Practice with Real Data (datacamp.com)

Building on this foundation, practice with real data is where data engineering starts to feel alive instead of theoretical. The clean examples from earlier chapters still matter, but now you want to meet the imperfect stuff: missing values, odd timestamps, duplicated rows, and fields that do not quite match from one file to the next. DataCamp’s Understanding Data Engineering course leans into that idea with hands-on exercises built around Spotflix, a fictional music streaming company, where you collect, clean, and catalog data as part of the learning process.

So how do you practice with real data without getting overwhelmed? Start with one dataset and follow it all the way through the workflow, the way you might trace one package from pickup to delivery. That means opening the raw file, asking what each column represents, noticing what looks suspicious, and writing down the assumptions you make before you change anything. When you work with real-world datasets, that habit matters because the first version of the data is rarely the final version, and your job is to understand the gap between them.
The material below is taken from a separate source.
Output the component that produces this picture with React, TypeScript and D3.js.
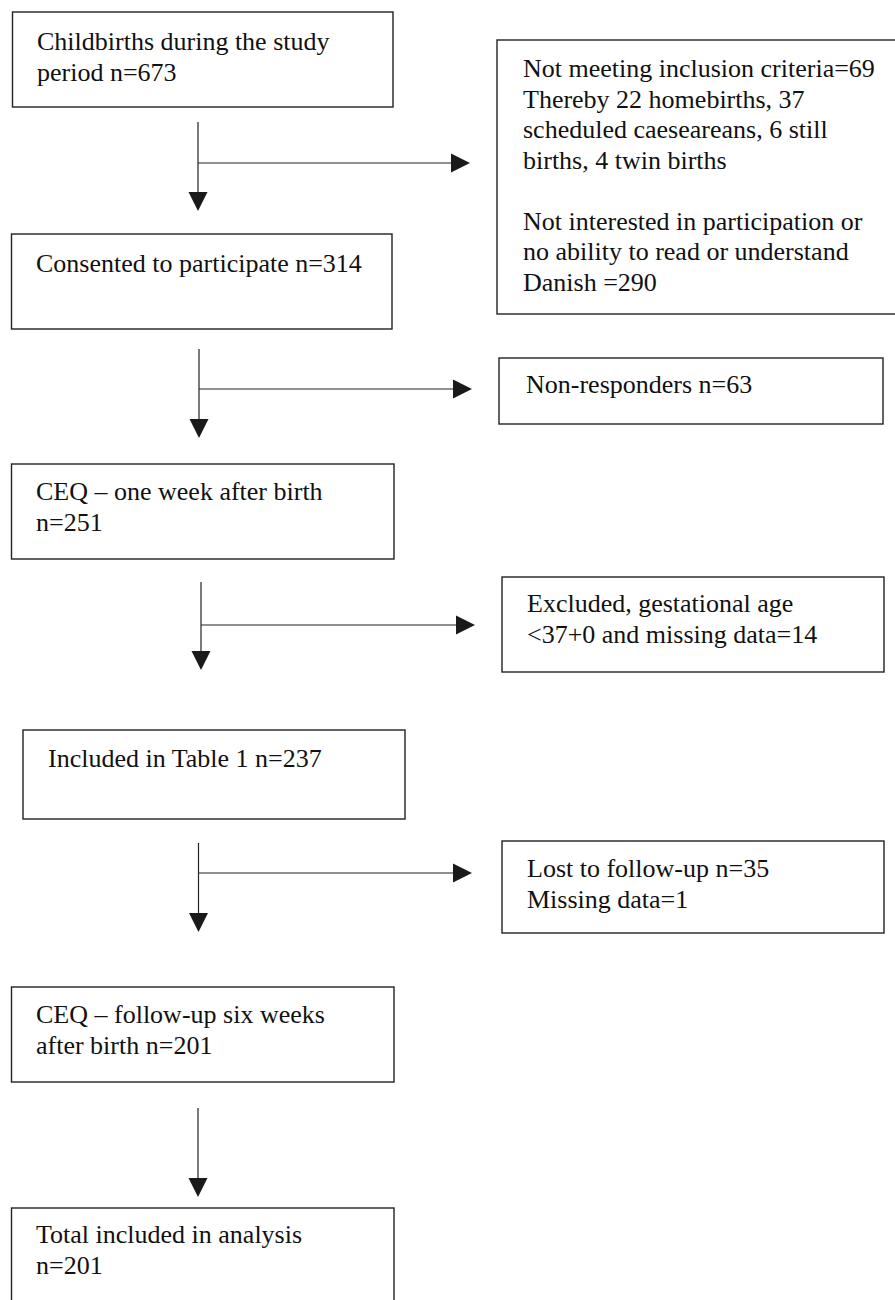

At this stage, your goal is not to chase perfection; it is to learn how to read the shape of data. Use SQL to count rows, spot missing values, group by categories, and compare one slice of the dataset against another. Then bring in Python to standardize names, convert dates, trim text, or merge files that were never designed to fit neatly together. Think of SQL as your flashlight and Python as your workbench: one helps you inspect, and the other helps you reshape what you find.

If the dataset is too large for a local notebook, move the practice into a cloud-friendly environment so you can still explore it without copying everything around. Amazon Athena uses the AWS Glue Data Catalog to store metadata for data in Amazon S3, and Redshift Spectrum can query S3 files without first loading them into Redshift tables. That kind of setup is useful because it lets you practice data engineering on something closer to the real world, where data often lives in storage and gets queried where it already sits.

Once you have cleaned a dataset once, try doing it again from scratch. This second pass is where learning gets deeper, because you begin to notice which steps are repeatable and which ones were accidental. Maybe you realize that a field needs a stricter data type, which is the rule that tells a system what kind of values a column can hold, or that a join works only when customer IDs are normalized before the merge. These small discoveries are exactly what turn a one-time cleanup into real data engineering practice.

As we discussed earlier, real pipelines are not valuable because they run once; they are valuable because they can run again. When you eventually connect your practice dataset to scheduled jobs, Airflow’s scheduler monitors DAGs, which are directed acyclic graphs, and triggers task instances once their dependencies are complete. That is why this stage matters so much: you are not only learning how to clean data, you are learning how to build a steady habit around it, one dataset, one rerun, and one improvement at a time.